(What is expected) Every record should be written out exactly, with the pictures left out.

(Exercise materials)

================================

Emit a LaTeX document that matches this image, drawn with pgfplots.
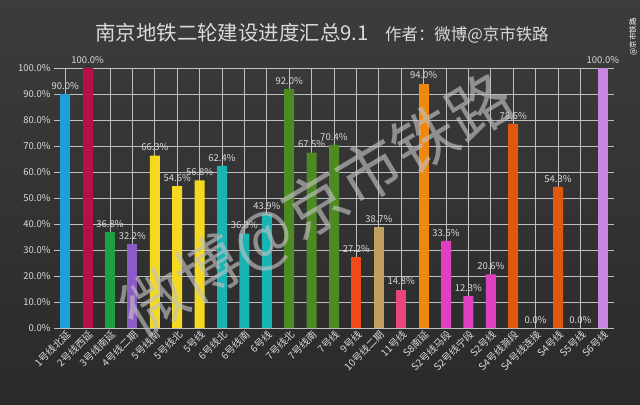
\documentclass[border=0pt]{standalone}
\usepackage{pgfplots}
\pgfplotsset{compat=1.18}
\usepackage{fontspec}
\setmainfont{Noto Sans CJK SC}
\definecolor{bgtop}{HTML}{3C3C3C}
\definecolor{bgbot}{HTML}{2A2A2A}
\definecolor{txt}{HTML}{DADADA}
\definecolor{grid}{HTML}{BEBEBE}
\definecolor{wm}{HTML}{C0C0C0}
\definecolor{c1}{HTML}{1E9FD9}
\definecolor{c2}{HTML}{B5104A}
\definecolor{c3}{HTML}{1CA040}
\definecolor{c4}{HTML}{8B5CC8}
\definecolor{c5}{HTML}{F5D920}
\definecolor{c6}{HTML}{18B3B3}
\definecolor{c7}{HTML}{4E8A22}
\definecolor{c9}{HTML}{F04A1A}
\definecolor{c10}{HTML}{C0A060}
\definecolor{c11}{HTML}{E8457A}
\definecolor{cS8}{HTML}{F0880F}
\definecolor{cS2}{HTML}{E040C0}
\definecolor{cS4}{HTML}{E0570E}
\definecolor{cS6}{HTML}{C888E0}
\begin{document}
\begin{tikzpicture}[x=1bp,y=1bp]
\shade[top color=bgtop, bottom color=bgbot] (0,0) rectangle (640,404);
\useasboundingbox (0,0) rectangle (640,404);
\node[txt, font=\fontsize{20.5}{22}\selectfont] at (322,371) {南京地铁二轮建设进度汇总9.1\hspace{0.8em}{\fontsize{16.5}{18}\selectfont 作者：微博@京市铁路}};
\node[white, rotate=90, font=\fontsize{7.5}{8}\selectfont, anchor=west] at (633,345) {@京市铁路};
\begin{axis}[
  at={(54bp,76bp)}, anchor=south west,
  scale only axis, width=560bp, height=260bp,
  ybar, bar width=10bp,
  ymin=0, ymax=100, xmin=-0.5, xmax=24.5,
  ytick={0,10,...,100},
  yticklabel={\pgfmathprintnumber[fixed,fixed zerofill,precision=1]{\tick}\%},
  yticklabel style={txt, font=\fontsize{9.5}{10}\selectfont},
  /pgf/number format/assume math mode=true,
  xtick={0,...,24},
  xticklabels={1号线北延,2号线西延,3号线南延,4号线二期,5号线南,5号线北,5号线,6号线北,6号线南,6号线,7号线北,7号线南,7号线,9号线,10号线二期,11号线,S8南延,S2号线马段,S2号线宁段,S2号线,S4号线滁段,S4号线连接,S4号线,S5号线,S6号线},
  xticklabel style={txt, rotate=45, anchor=north east, font=\fontsize{10}{11}\selectfont, inner sep=1bp},
  major tick length=0pt,
  axis line style={draw=none},
  ymajorgrids, grid style={grid, line width=0.9bp},
  nodes near coords={\pgfmathprintnumber[fixed,fixed zerofill,precision=1]{\pgfplotspointmeta}\%},
  every node near coord/.append style={txt, font=\fontsize{9.5}{10}\selectfont, yshift=1bp},
  clip=false,
]
\addplot[fill=c1, draw=none, bar shift=0pt] coordinates {(0,90.0)};
\addplot[fill=c2, draw=none, bar shift=0pt] coordinates {(1,100.0)};
\addplot[fill=c3, draw=none, bar shift=0pt] coordinates {(2,36.8)};
\addplot[fill=c4, draw=none, bar shift=0pt] coordinates {(3,32.2)};
\addplot[fill=c5, draw=none, bar shift=0pt] coordinates {(4,66.3) (5,54.6) (6,56.8)};
\addplot[fill=c6, draw=none, bar shift=0pt] coordinates {(7,62.4) (8,36.3) (9,43.9)};
\addplot[fill=c7, draw=none, bar shift=0pt] coordinates {(10,92.0) (11,67.5) (12,70.4)};
\addplot[fill=c9, draw=none, bar shift=0pt] coordinates {(13,27.2)};
\addplot[fill=c10, draw=none, bar shift=0pt] coordinates {(14,38.7)};
\addplot[fill=c11, draw=none, bar shift=0pt] coordinates {(15,14.8)};
\addplot[fill=cS8, draw=none, bar shift=0pt] coordinates {(16,94.0)};
\addplot[fill=cS2, draw=none, bar shift=0pt] coordinates {(17,33.5) (18,12.3) (19,20.6)};
\addplot[fill=cS4, draw=none, bar shift=0pt] coordinates {(20,78.5) (21,0.0) (22,54.3) (23,0.0)};
\addplot[fill=cS6, draw=none, bar shift=0pt] coordinates {(24,100.0)};
\end{axis}
\node[wm, opacity=0.65, rotate=31, font=\fontsize{64}{66}\selectfont] at (318,198) {微博@京市铁路};
\end{tikzpicture}
\end{document}
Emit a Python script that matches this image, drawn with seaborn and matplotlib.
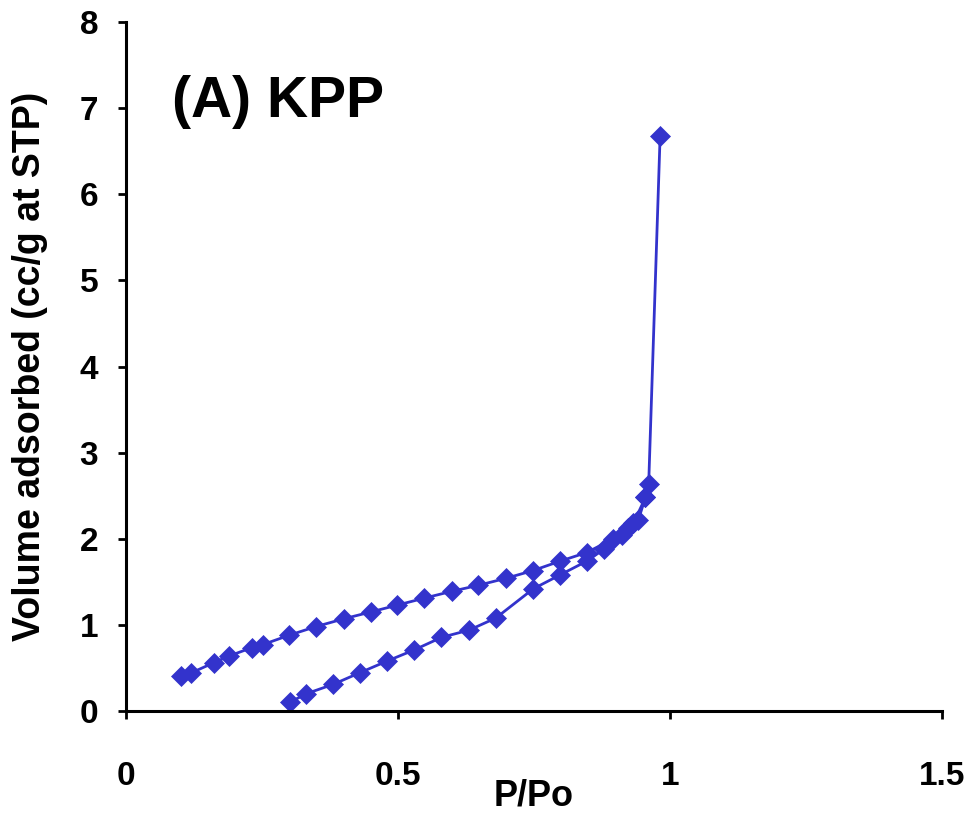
import matplotlib
matplotlib.use("Agg")
import matplotlib.pyplot as plt
import pandas as pd
import seaborn as sns

# branch starting at P/Po = 0.3 (runs up to the last point)
p_low = [0.301, 0.331, 0.381, 0.430, 0.480, 0.530, 0.580, 0.631, 0.680, 0.749,
         0.798, 0.847, 0.879, 0.911, 0.933, 0.955, 0.961, 0.982]
v_low = [0.10, 0.20, 0.31, 0.445, 0.58, 0.71, 0.855, 0.94, 1.08, 1.42,
         1.58, 1.74, 1.88, 2.04, 2.18, 2.48, 2.64, 6.68]

# branch starting at P/Po = 0.1
p_up = [0.102, 0.119, 0.161, 0.190, 0.231, 0.251, 0.300, 0.349, 0.400, 0.450,
        0.499, 0.548, 0.599, 0.648, 0.698, 0.748, 0.798, 0.847, 0.896, 0.923,
        0.942, 0.955]
v_up = [0.41, 0.44, 0.56, 0.64, 0.735, 0.77, 0.88, 0.98, 1.07, 1.15,
        1.23, 1.31, 1.39, 1.46, 1.54, 1.63, 1.74, 1.84, 2.00, 2.12,
        2.22, 2.48]

df = pd.DataFrame({
    "p": p_low + p_up,
    "v": v_low + v_up,
    "branch": ["low"] * len(p_low) + ["up"] * len(p_up),
})

sns.set_style("ticks")
plt.rcParams["font.family"] = ["Liberation Sans", "DejaVu Sans"]
plt.rcParams["font.weight"] = "bold"
plt.rcParams["text.color"] = "black"
plt.rcParams["axes.labelcolor"] = "black"

color = "#3333CC"
fig = plt.figure(figsize=(9.73, 8.14), dpi=100)
ax = fig.add_axes([0.1295, 0.1265, 0.8385, 0.8465])

sns.lineplot(data=df, x="p", y="v", hue="branch", palette=[color, color],
             units="branch", estimator=None, sort=False, marker="D",
             markersize=10.5, markeredgewidth=0.5, markeredgecolor=color,
             linewidth=2, legend=False, ax=ax)

ax.set_xlim(0, 1.5)
ax.set_ylim(0, 8)
ax.set_xticks([0, 0.5, 1, 1.5])
ax.set_xticklabels(["0", "0.5", "1", "1.5"])
ax.set_yticks(range(0, 9))

sns.despine(ax=ax)
for s in ["left", "bottom"]:
    ax.spines[s].set_linewidth(2.2)
    ax.spines[s].set_color("black")

ax.tick_params(axis="both", direction="out", length=6, width=2, colors="black",
               labelsize=24)
ax.tick_params(axis="x", pad=30)
ax.tick_params(axis="y", pad=14)
for lbl in ax.get_xticklabels() + ax.get_yticklabels():
    lbl.set_fontweight("bold")

ax.set_xlabel("P/Po", fontsize=26, fontweight="bold", labelpad=-10)
ax.set_ylabel("Volume adsorbed (cc/g at STP)", fontsize=27, fontweight="bold",
              labelpad=23)

ax.text(0.056, 0.862, "(A) KPP", transform=ax.transAxes, fontsize=41,
        fontweight="bold", ha="left", va="baseline", color="black")

fig.savefig("out.png", dpi=100)
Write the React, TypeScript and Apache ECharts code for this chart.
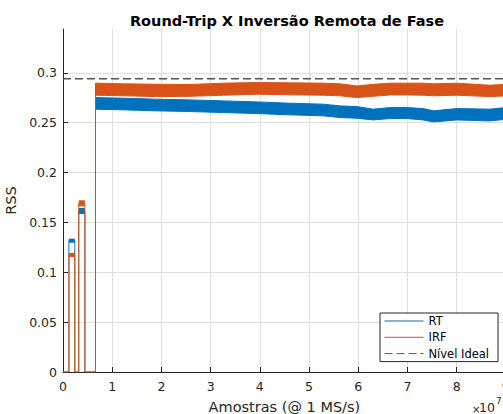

================================

(Written response)
Emit a LaTeX document that matches this image, drawn with pgfplots.
\documentclass[border=0pt]{standalone}
\usepackage{pgfplots}
\pgfplotsset{compat=1.18}
\usepackage{fontspec}
\setmainfont{Noto Sans CJK SC}
\definecolor{bgtop}{HTML}{3C3C3C}
\definecolor{bgbot}{HTML}{2A2A2A}
\definecolor{txt}{HTML}{DADADA}
\definecolor{grid}{HTML}{BEBEBE}
\definecolor{wm}{HTML}{C0C0C0}
\definecolor{c1}{HTML}{1E9FD9}
\definecolor{c2}{HTML}{B5104A}
\definecolor{c3}{HTML}{1CA040}
\definecolor{c4}{HTML}{8B5CC8}
\definecolor{c5}{HTML}{F5D920}
\definecolor{c6}{HTML}{18B3B3}
\definecolor{c7}{HTML}{4E8A22}
\definecolor{c9}{HTML}{F04A1A}
\definecolor{c10}{HTML}{C0A060}
\definecolor{c11}{HTML}{E8457A}
\definecolor{cS8}{HTML}{F0880F}
\definecolor{cS2}{HTML}{E040C0}
\definecolor{cS4}{HTML}{E0570E}
\definecolor{cS6}{HTML}{C888E0}
\begin{document}
\begin{tikzpicture}[x=1bp,y=1bp]
\shade[top color=bgtop, bottom color=bgbot] (0,0) rectangle (640,404);
\useasboundingbox (0,0) rectangle (640,404);
\node[txt, font=\fontsize{20.5}{22}\selectfont] at (322,371) {南京地铁二轮建设进度汇总9.1\hspace{0.8em}{\fontsize{16.5}{18}\selectfont 作者：微博@京市铁路}};
\node[white, rotate=90, font=\fontsize{7.5}{8}\selectfont, anchor=west] at (633,345) {@京市铁路};
\begin{axis}[
  at={(54bp,76bp)}, anchor=south west,
  scale only axis, width=560bp, height=260bp,
  ybar, bar width=10bp,
  ymin=0, ymax=100, xmin=-0.5, xmax=24.5,
  ytick={0,10,...,100},
  yticklabel={\pgfmathprintnumber[fixed,fixed zerofill,precision=1]{\tick}\%},
  yticklabel style={txt, font=\fontsize{9.5}{10}\selectfont},
  /pgf/number format/assume math mode=true,
  xtick={0,...,24},
  xticklabels={1号线北延,2号线西延,3号线南延,4号线二期,5号线南,5号线北,5号线,6号线北,6号线南,6号线,7号线北,7号线南,7号线,9号线,10号线二期,11号线,S8南延,S2号线马段,S2号线宁段,S2号线,S4号线滁段,S4号线连接,S4号线,S5号线,S6号线},
  xticklabel style={txt, rotate=45, anchor=north east, font=\fontsize{10}{11}\selectfont, inner sep=1bp},
  major tick length=0pt,
  axis line style={draw=none},
  ymajorgrids, grid style={grid, line width=0.9bp},
  nodes near coords={\pgfmathprintnumber[fixed,fixed zerofill,precision=1]{\pgfplotspointmeta}\%},
  every node near coord/.append style={txt, font=\fontsize{9.5}{10}\selectfont, yshift=1bp},
  clip=false,
]
\addplot[fill=c1, draw=none, bar shift=0pt] coordinates {(0,90.0)};
\addplot[fill=c2, draw=none, bar shift=0pt] coordinates {(1,100.0)};
\addplot[fill=c3, draw=none, bar shift=0pt] coordinates {(2,36.8)};
\addplot[fill=c4, draw=none, bar shift=0pt] coordinates {(3,32.2)};
\addplot[fill=c5, draw=none, bar shift=0pt] coordinates {(4,66.3) (5,54.6) (6,56.8)};
\addplot[fill=c6, draw=none, bar shift=0pt] coordinates {(7,62.4) (8,36.3) (9,43.9)};
\addplot[fill=c7, draw=none, bar shift=0pt] coordinates {(10,92.0) (11,67.5) (12,70.4)};
\addplot[fill=c9, draw=none, bar shift=0pt] coordinates {(13,27.2)};
\addplot[fill=c10, draw=none, bar shift=0pt] coordinates {(14,38.7)};
\addplot[fill=c11, draw=none, bar shift=0pt] coordinates {(15,14.8)};
\addplot[fill=cS8, draw=none, bar shift=0pt] coordinates {(16,94.0)};
\addplot[fill=cS2, draw=none, bar shift=0pt] coordinates {(17,33.5) (18,12.3) (19,20.6)};
\addplot[fill=cS4, draw=none, bar shift=0pt] coordinates {(20,78.5) (21,0.0) (22,54.3) (23,0.0)};
\addplot[fill=cS6, draw=none, bar shift=0pt] coordinates {(24,100.0)};
\end{axis}
\node[wm, opacity=0.65, rotate=31, font=\fontsize{64}{66}\selectfont] at (318,198) {微博@京市铁路};
\end{tikzpicture}
\end{document}
Emit a Python script that matches this image, drawn with seaborn and matplotlib.
import matplotlib
matplotlib.use("Agg")
import matplotlib.pyplot as plt
import pandas as pd
import seaborn as sns

# branch starting at P/Po = 0.3 (runs up to the last point)
p_low = [0.301, 0.331, 0.381, 0.430, 0.480, 0.530, 0.580, 0.631, 0.680, 0.749,
         0.798, 0.847, 0.879, 0.911, 0.933, 0.955, 0.961, 0.982]
v_low = [0.10, 0.20, 0.31, 0.445, 0.58, 0.71, 0.855, 0.94, 1.08, 1.42,
         1.58, 1.74, 1.88, 2.04, 2.18, 2.48, 2.64, 6.68]

# branch starting at P/Po = 0.1
p_up = [0.102, 0.119, 0.161, 0.190, 0.231, 0.251, 0.300, 0.349, 0.400, 0.450,
        0.499, 0.548, 0.599, 0.648, 0.698, 0.748, 0.798, 0.847, 0.896, 0.923,
        0.942, 0.955]
v_up = [0.41, 0.44, 0.56, 0.64, 0.735, 0.77, 0.88, 0.98, 1.07, 1.15,
        1.23, 1.31, 1.39, 1.46, 1.54, 1.63, 1.74, 1.84, 2.00, 2.12,
        2.22, 2.48]

df = pd.DataFrame({
    "p": p_low + p_up,
    "v": v_low + v_up,
    "branch": ["low"] * len(p_low) + ["up"] * len(p_up),
})

sns.set_style("ticks")
plt.rcParams["font.family"] = ["Liberation Sans", "DejaVu Sans"]
plt.rcParams["font.weight"] = "bold"
plt.rcParams["text.color"] = "black"
plt.rcParams["axes.labelcolor"] = "black"

color = "#3333CC"
fig = plt.figure(figsize=(9.73, 8.14), dpi=100)
ax = fig.add_axes([0.1295, 0.1265, 0.8385, 0.8465])

sns.lineplot(data=df, x="p", y="v", hue="branch", palette=[color, color],
             units="branch", estimator=None, sort=False, marker="D",
             markersize=10.5, markeredgewidth=0.5, markeredgecolor=color,
             linewidth=2, legend=False, ax=ax)

ax.set_xlim(0, 1.5)
ax.set_ylim(0, 8)
ax.set_xticks([0, 0.5, 1, 1.5])
ax.set_xticklabels(["0", "0.5", "1", "1.5"])
ax.set_yticks(range(0, 9))

sns.despine(ax=ax)
for s in ["left", "bottom"]:
    ax.spines[s].set_linewidth(2.2)
    ax.spines[s].set_color("black")

ax.tick_params(axis="both", direction="out", length=6, width=2, colors="black",
               labelsize=24)
ax.tick_params(axis="x", pad=30)
ax.tick_params(axis="y", pad=14)
for lbl in ax.get_xticklabels() + ax.get_yticklabels():
    lbl.set_fontweight("bold")

ax.set_xlabel("P/Po", fontsize=26, fontweight="bold", labelpad=-10)
ax.set_ylabel("Volume adsorbed (cc/g at STP)", fontsize=27, fontweight="bold",
              labelpad=23)

ax.text(0.056, 0.862, "(A) KPP", transform=ax.transAxes, fontsize=41,
        fontweight="bold", ha="left", va="baseline", color="black")

fig.savefig("out.png", dpi=100)
Write the React, TypeScript and Apache ECharts code for this chart.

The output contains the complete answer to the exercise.